Monday, August 19, 2019
Sunday, August 18, 2019
one last damp English summer's day
Even the aliums - alia? - in the family garden are starting to look ragged and faded in the damp. There were some sunny intervals, to be sure - but we became completely drenched this morning on a walk around the 'hood, and then just missed another heavy downpour later in the day. Somehow, this week hasn't quite lived up to my hope that Alice would, at last, be convinced that it doesn't always rain in England ... I certainly feel by now that I might grow lichen on myself, like a Costa Rican sloth.
Saturday, August 17, 2019
lichen, Wimbledon Common (and a surprising encounter)
For all I know, the lichen of Wimbledon Common had a formative influence on me ... certainly it was on magnificent display today. This was on the back of a bench, as we walked past the Crooked Billet, across to the Windmill, down to Queensmere, and back - a good trek. There seemed to be many more people out on the further reaches of the Common than I remember from decades ago - many, many runners, but perhaps fewer family groups. We were very struck by how many unpicked blackberries there were, for a while - but happily, closer to the windmill, the pickers were out in some force.
Over the years, I've seen a number of surprising things in Wimbledon Village, but I don't think I've ever seen anyone taking such a small pony for a walk before ...
Friday, August 16, 2019
wet wet wet
It was very wet today. Anyone who knows what it means to Drive Over Shap in cloud and driving rain will sympathize. This is Shap going the other way, on the train - a delayed train, since the line between Preston and Oxenholme is rain-affected.

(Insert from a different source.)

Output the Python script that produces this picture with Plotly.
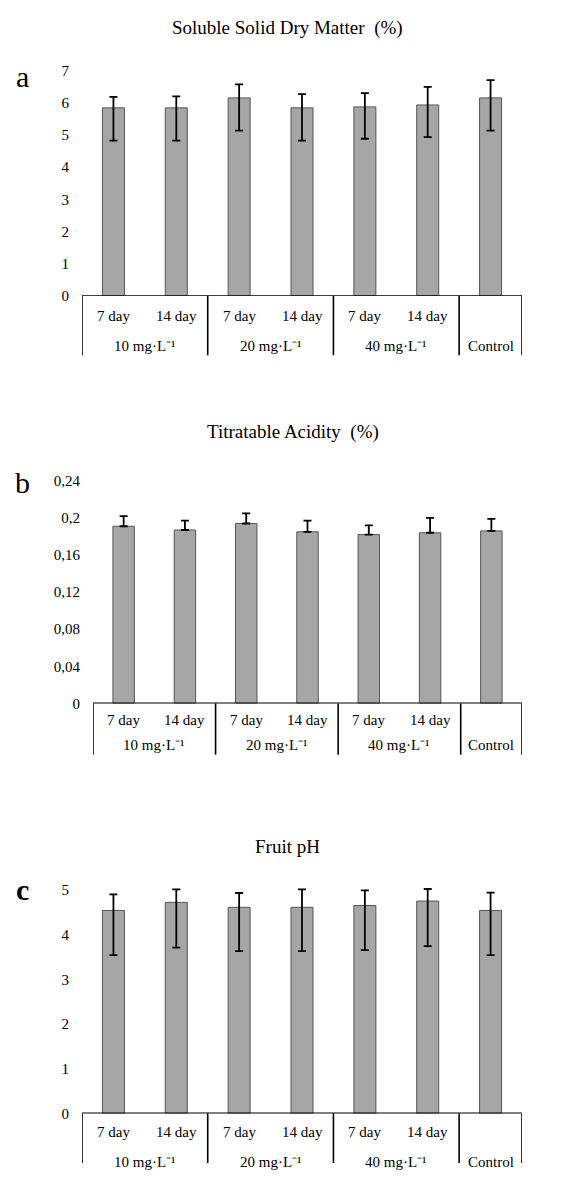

The sheep are wet.
The landscape is wet.
Kendal - where we saw the truly terrific exhibition of Turner and Ruskin- was very wet.
And Alice is clearly giving me a sub-umbrella look - as we left our hotel this morning - which signifies What Wet Hell is This?
Thursday, August 15, 2019
Mostly Ruskin, and bits of landscape
Today, to Brantwood (down some of what were surely the Lake District's narrowest roads?) to visit Ruskin's house. Here's the view from his bedroom; here what one sees when one sits on a seat in his terrific garden.
And here's Ruskin's very own seat, covered, of course, in lichen (though I do remember from his letters that when he was building walls here, he placed lichen on the inside. Why?)
Back inside the house, a bell cloche over moss, rather than lichen (and if anyone has any spare Victorian glass cloches like this, do let me know ...);
and a shell fireplace (this room was used by Severn, rather than Ruskin, though, so I'm not sure how far back the shells go - but surely the fireplace motif itself is original?).
Back outside - does anyone know what these pretty flowers might be?
This was Ruskin's boat (I appreciated the painter rope curled in the bow in a perfect spiral);
and another view of the magical garden.
Then off we went to walk around Tarn Hows - pretty, but we were disappointed not to see any red squirrels;
and back to draw the view from our room's terrace - the intimidating presence of Ruskin notwithstanding.
Wednesday, August 14, 2019
Wet. And Arts and Crafts.
It was a very wet day - an English Summer Holiday day, to be sure, but a wet one. Here's Lake Windermere, from below our hotel:
the hotel's main house belonged, it seems, to Wordsworth's landlord, and Felicia Hemans rented it for her summer holidays in the late 1820s and early 1830s (probably it rained then, too).
So we went through Bowness to Blackwell, a really stunning Arts and Crafts house built by Baillie Scott for Sir Edward Holt - a future mayor of Manchester - as a holiday retreat: completed 1901, and full of stained glass
and with a notable white sitting room with views over the lake (or over where the lake would be, if there wasn't rain and cloud);
and tiles.
A wet view from our room;
some wet boats;
and some gunnera - or giant rhubarb (so-called) - a crazed native of Brazil, and something imported into damp Victorian gardens.